Dari pena mereka, umat bisa bersatu, bangsa bisa bangkit, dan kebenaran bisa menemukan jalan.
Namun dari pena yang sama, bisa lahir fitnah, kebencian, dan kehancuran moral yang sulit disembuhkan.
Maka, siapakah yang mampu menahan diri untuk tetap lurus di tengah derasnya arus pesanan, uang, dan kepentingan?

Hari ini, kita jarang menemukan media yang benar-benar netral.
keberpihakan telah menjadi warna, kadang tersamar, kadang terang-terangan.
Keadilan menjadi slogan yang indah di spanduk, tapi jarang di ruang redaksi.
Padahal di balik setiap berita, ada nurani yang seharusnya bicara lebih keras daripada kepentingan.

Maka, wahai para insan media—ingatlah bahwa pena kalian bukan sekadar alat profesi.
Ia adalah amanah dan saksi.
Ia bisa menjadi jembatan menuju surga bila menulis dengan niat kebenaran dan kejujuran.
Namun ia juga bisa menjadi tiket cepat menuju neraka, bila dipakai untuk memelintir fakta, menebar kebencian, dan menghancurkan nama baik orang lain demi sensasi.

Karya jurnalistik yang sejati lahir dari hati yang bersih.
Ia tidak takut kehilangan sponsor, tidak gentar kehilangan panggung, karena yang dikejar bukan sekadar “siapa yang salah”, tapi “apa yang benar.”
Dan kebenaran tidak akan pernah lahir dari kebohongan yang disulap menjadi narasi indah.

Pada akhirnya, semua akan kembali pada pondasi iman dan aqidah .
Dari situlah lahir sikap: apakah ia menulis untuk mencari ridha Tuhan, atau sekadar ridha pengiklan.
Apakah ia mengabarkan kabar yang membangun, atau menggoreng berita demi kepentingan kelompok tertentu.
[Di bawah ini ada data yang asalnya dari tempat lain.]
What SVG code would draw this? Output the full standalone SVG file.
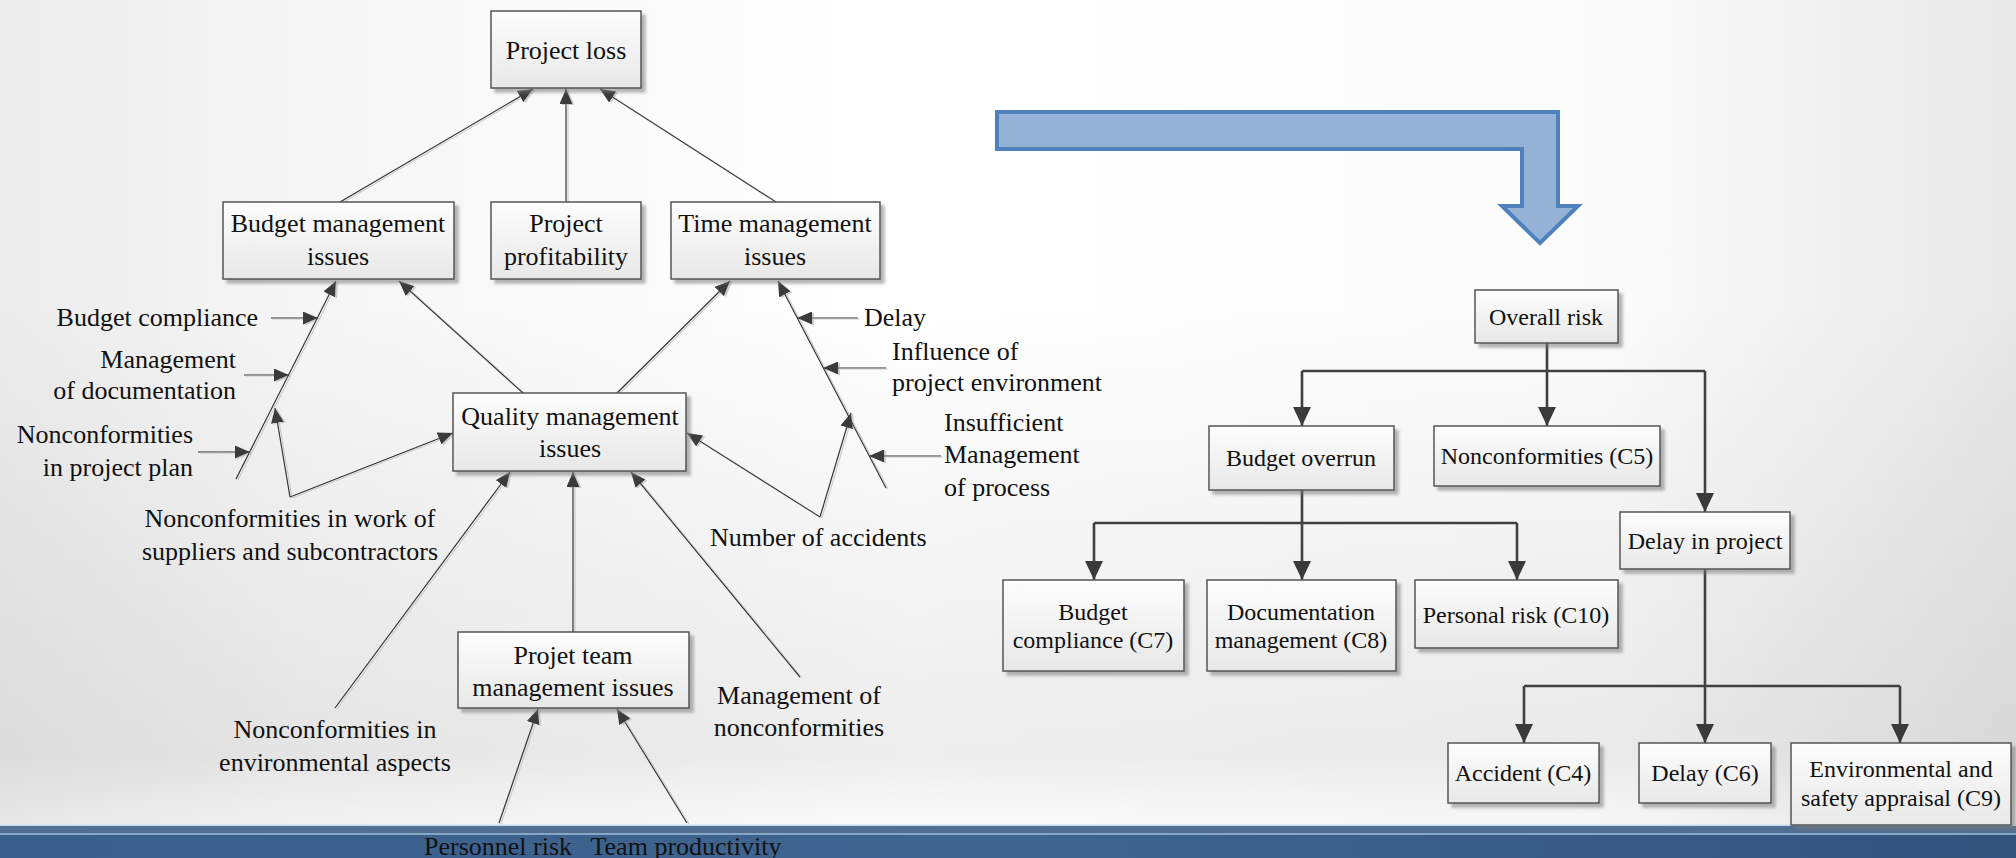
<svg xmlns="http://www.w3.org/2000/svg" width="2016" height="858" viewBox="0 0 2016 858">
  <defs>
    <linearGradient id="bg" x1="0" y1="0" x2="1" y2="0">
      <stop offset="0" stop-color="#ececec"/>
      <stop offset="0.15" stop-color="#f6f6f6"/>
      <stop offset="0.45" stop-color="#ffffff"/>
      <stop offset="0.8" stop-color="#fbfbfb"/>
      <stop offset="1" stop-color="#e8e8e8"/>
    </linearGradient>
    <linearGradient id="bgshade" x1="0" y1="0" x2="0" y2="1">
      <stop offset="0" stop-color="#000000" stop-opacity="0"/>
      <stop offset="0.35" stop-color="#000000" stop-opacity="0"/>
      <stop offset="0.88" stop-color="#000000" stop-opacity="0.07"/>
      <stop offset="0.94" stop-color="#000000" stop-opacity="0.03"/>
      <stop offset="0.96" stop-color="#000000" stop-opacity="0.02"/>
      <stop offset="1" stop-color="#000000" stop-opacity="0.02"/>
    </linearGradient>
    <linearGradient id="boxfill" x1="0" y1="0" x2="0" y2="1">
      <stop offset="0" stop-color="#fdfdfd"/>
      <stop offset="1" stop-color="#e8e8e8"/>
    </linearGradient>
    <linearGradient id="band" x1="0" y1="0" x2="1" y2="0">
      <stop offset="0" stop-color="#3a5e8c"/>
      <stop offset="0.5" stop-color="#40658f"/>
      <stop offset="1" stop-color="#33537d"/>
    </linearGradient>
    <filter id="boxshadow" x="-10%" y="-10%" width="130%" height="130%">
      <feDropShadow dx="4" dy="4" stdDeviation="1.5" flood-color="#7a7a7a" flood-opacity="0.55"/>
    </filter>
    <filter id="lineshadow" x="-5%" y="-5%" width="110%" height="110%">
      <feDropShadow dx="2" dy="1" stdDeviation="0.6" flood-color="#c8c8c8" flood-opacity="0.9"/>
    </filter>
    <marker id="ah" markerUnits="userSpaceOnUse" markerWidth="15" markerHeight="13" refX="15" refY="6.5" orient="auto">
      <path d="M0,0 L15,6.5 L0,13 z" fill="#3a3a3a"/>
    </marker>
    <marker id="ahb" markerUnits="userSpaceOnUse" markerWidth="19" markerHeight="18" refX="19" refY="9" orient="auto">
      <path d="M0,0 L19,9 L0,18 z" fill="#3a3a3a"/>
    </marker>
    <style>
      .box { fill: url(#boxfill); stroke: #555555; stroke-width: 1.5; filter: url(#boxshadow); }
      .t { font-family: "Liberation Serif", "Times New Roman", serif; font-size: 26px; fill: #111111; }
      .r { font-family: "Liberation Serif", "Times New Roman", serif; font-size: 24px; fill: #111111; }
      .c { text-anchor: middle; }
      .e { text-anchor: end; }
      .thin { fill: none; stroke: #333333; stroke-width: 1.2; marker-end: url(#ah); }
      .thick { fill: none; stroke: #404040; stroke-width: 2.6; }
      .thickarrow { fill: none; stroke: #404040; stroke-width: 2.6; marker-end: url(#ahb); }
    </style>
  </defs>

  <!-- background -->
  <rect x="0" y="0" width="2016" height="858" fill="url(#bg)"/>
  <rect x="0" y="0" width="2016" height="858" fill="url(#bgshade)"/>

  <!-- footer band -->
  <g id="footer">
    <rect x="0" y="825" width="2016" height="33" fill="url(#band)"/>
    <rect x="0" y="826" width="2016" height="7" fill="#4f6f93"/>
    <rect x="0" y="824.5" width="2016" height="1.5" fill="#c4def0"/>
    <rect x="0" y="833" width="2016" height="2" fill="#86a6c6"/>
  </g>

  <!-- left diagram connectors -->
  <g id="connectors-left" filter="url(#lineshadow)">
    <path class="thin" d="M340,202 L533,89"/>
    <path class="thin" d="M566,202 L566,89"/>
    <path class="thin" d="M776,202 L600,89"/>
    <path class="thin" d="M523,393 L399,281"/>
    <path class="thin" d="M617,393 L730,281"/>
    <path class="thin" d="M236,479 L336,281"/>
    <path class="thin" d="M271,318 L318,318"/>
    <path class="thin" d="M244,375 L289,375"/>
    <path class="thin" d="M198,452 L250,452"/>
    <path class="thin" d="M290,497 L275,408"/>
    <path class="thin" d="M290,497 L453,433"/>
    <path class="thin" d="M886,488 L778,281"/>
    <path class="thin" d="M858,318 L797,318"/>
    <path class="thin" d="M886,368 L823,368"/>
    <path class="thin" d="M941,456 L869,456"/>
    <path class="thin" d="M820,517 L851,413"/>
    <path class="thin" d="M820,517 L687,433"/>
    <path class="thin" d="M335,708 L510,472"/>
    <path class="thin" d="M573,632 L573,472"/>
    <path class="thin" d="M800,677 L631,472"/>
    <path class="thin" d="M499,823 L538,709"/>
    <path class="thin" d="M687,823 L617,709"/>
  </g>

  <!-- left diagram nodes -->
  <g id="project-loss">
    <rect class="box" x="491" y="11" width="150" height="77"/>
    <text class="t c" x="566" y="59">Project loss</text>
  </g>
  <g id="budget-management">
    <rect class="box" x="223" y="202" width="231" height="77"/>
    <text class="t c" x="338" y="232">Budget management</text>
    <text class="t c" x="338" y="265">issues</text>
  </g>
  <g id="project-profitability">
    <rect class="box" x="491" y="202" width="150" height="77"/>
    <text class="t c" x="566" y="232">Project</text>
    <text class="t c" x="566" y="265">profitability</text>
  </g>
  <g id="time-management">
    <rect class="box" x="671" y="202" width="209" height="77"/>
    <text class="t c" x="775" y="232">Time management</text>
    <text class="t c" x="775" y="265">issues</text>
  </g>
  <g id="quality-management">
    <rect class="box" x="453" y="393" width="233" height="78"/>
    <text class="t c" x="570" y="425">Quality management</text>
    <text class="t c" x="570" y="457">issues</text>
  </g>
  <g id="team-management">
    <rect class="box" x="458" y="632" width="231" height="76"/>
    <text class="t c" x="573" y="664">Projet team</text>
    <text class="t c" x="573" y="696">management issues</text>
  </g>

  <!-- left diagram factor labels -->
  <g id="budget-compliance-label">
    <text class="t e" x="258" y="326">Budget compliance</text>
  </g>
  <g id="documentation-label">
    <text class="t e" x="236" y="368">Management</text>
    <text class="t e" x="236" y="399">of documentation</text>
  </g>
  <g id="plan-label">
    <text class="t e" x="193" y="443">Nonconformities</text>
    <text class="t e" x="193" y="476">in project plan</text>
  </g>
  <g id="suppliers-label">
    <text class="t c" x="290" y="527">Nonconformities in work of</text>
    <text class="t c" x="290" y="560">suppliers and subcontractors</text>
  </g>
  <g id="delay-label">
    <text class="t" x="864" y="326">Delay</text>
  </g>
  <g id="environment-label">
    <text class="t" x="892" y="360">Influence of</text>
    <text class="t" x="892" y="391">project environment</text>
  </g>
  <g id="process-label">
    <text class="t" x="944" y="431">Insufficient</text>
    <text class="t" x="944" y="463">Management</text>
    <text class="t" x="944" y="496">of process</text>
  </g>
  <g id="accidents-label">
    <text class="t" x="710" y="546">Number of accidents</text>
  </g>
  <g id="env-aspects-label">
    <text class="t c" x="335" y="738">Nonconformities in</text>
    <text class="t c" x="335" y="771">environmental aspects</text>
  </g>
  <g id="nonconformities-mgmt-label">
    <text class="t c" x="799" y="704">Management of</text>
    <text class="t c" x="799" y="736">nonconformities</text>
  </g>
  <g id="personnel-label">
    <text class="t c" x="498" y="855">Personnel risk</text>
  </g>
  <g id="productivity-label">
    <text class="t c" x="686" y="855">Team productivity</text>
  </g>

  <!-- transition arrow -->
  <g id="transition-arrow">
    <path d="M997,112 L1558,112 L1558,206 L1578,206 L1540,243 L1502,206 L1522,206 L1522,149 L997,149 Z" fill="#95b3d7" stroke="#4f81bd" stroke-width="4" stroke-linejoin="miter"/>
  </g>

  <!-- right tree connectors -->
  <g id="connectors-right">
    <path class="thick" d="M1547,343 L1547,371 M1302,371 L1705,371"/>
    <path class="thickarrow" d="M1302,371 L1302,426"/>
    <path class="thickarrow" d="M1547,371 L1547,426"/>
    <path class="thickarrow" d="M1705,371 L1705,512"/>
    <path class="thick" d="M1302,490 L1302,523 M1094,523 L1517,523"/>
    <path class="thickarrow" d="M1094,523 L1094,580"/>
    <path class="thickarrow" d="M1302,523 L1302,580"/>
    <path class="thickarrow" d="M1517,523 L1517,580"/>
    <path class="thick" d="M1705,569 L1705,686 M1524,686 L1900,686"/>
    <path class="thickarrow" d="M1524,686 L1524,743"/>
    <path class="thickarrow" d="M1705,686 L1705,743"/>
    <path class="thickarrow" d="M1900,686 L1900,743"/>
  </g>

  <!-- right tree nodes -->
  <g id="overall-risk">
    <rect class="box" x="1475" y="290" width="143" height="53"/>
    <text class="r c" x="1546" y="325">Overall risk</text>
  </g>
  <g id="budget-overrun">
    <rect class="box" x="1209" y="426" width="185" height="64"/>
    <text class="r c" x="1301" y="466">Budget overrun</text>
  </g>
  <g id="nonconformities-c5">
    <rect class="box" x="1434" y="426" width="226" height="60"/>
    <text class="r c" x="1547" y="464">Nonconformities (C5)</text>
  </g>
  <g id="delay-in-project">
    <rect class="box" x="1620" y="512" width="170" height="57"/>
    <text class="r c" x="1705" y="549">Delay in project</text>
  </g>
  <g id="budget-compliance-c7">
    <rect class="box" x="1003" y="580" width="181" height="91"/>
    <text class="r c" x="1093" y="620">Budget</text>
    <text class="r c" x="1093" y="648">compliance (C7)</text>
  </g>
  <g id="documentation-c8">
    <rect class="box" x="1207" y="580" width="189" height="91"/>
    <text class="r c" x="1301" y="620">Documentation</text>
    <text class="r c" x="1301" y="648">management (C8)</text>
  </g>
  <g id="personal-risk-c10">
    <rect class="box" x="1415" y="580" width="203" height="68"/>
    <text class="r c" x="1516" y="623">Personal risk (C10)</text>
  </g>
  <g id="accident-c4">
    <rect class="box" x="1448" y="743" width="151" height="60"/>
    <text class="r c" x="1523" y="781">Accident (C4)</text>
  </g>
  <g id="delay-c6">
    <rect class="box" x="1639" y="743" width="132" height="60"/>
    <text class="r c" x="1705" y="781">Delay (C6)</text>
  </g>
  <g id="appraisal-c9">
    <rect class="box" x="1791" y="743" width="220" height="82"/>
    <text class="r c" x="1901" y="777">Environmental and</text>
    <text class="r c" x="1901" y="806">safety appraisal (C9)</text>
  </g>
</svg>
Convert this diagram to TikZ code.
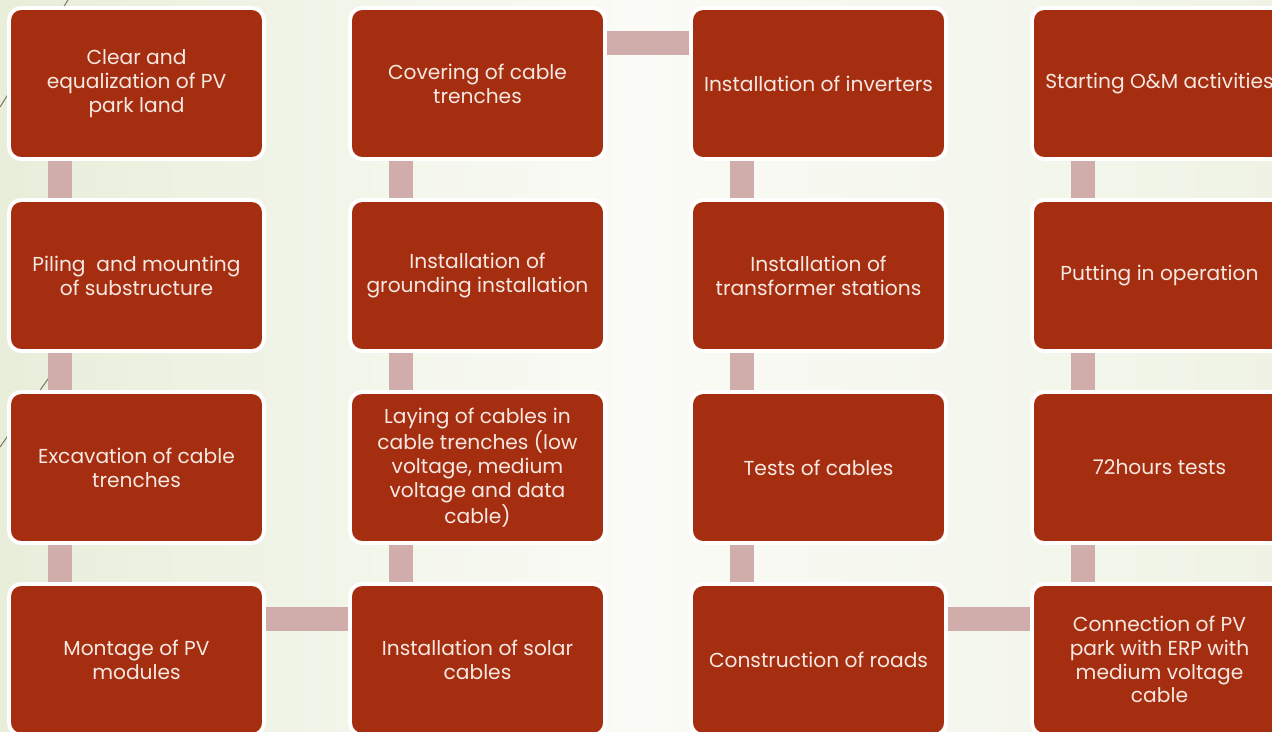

Keadilan dari media hari ini mungkin sulit diharapkan sepenuhnya,
namun celah kejujuran masih ada.
Dan selama celah itu belum tertutup, semoga masih ada awak media yang berani berkata:

“Saya menulis bukan untuk menyenangkan siapa pun — saya menulis agar kebenaran tetap hidup.”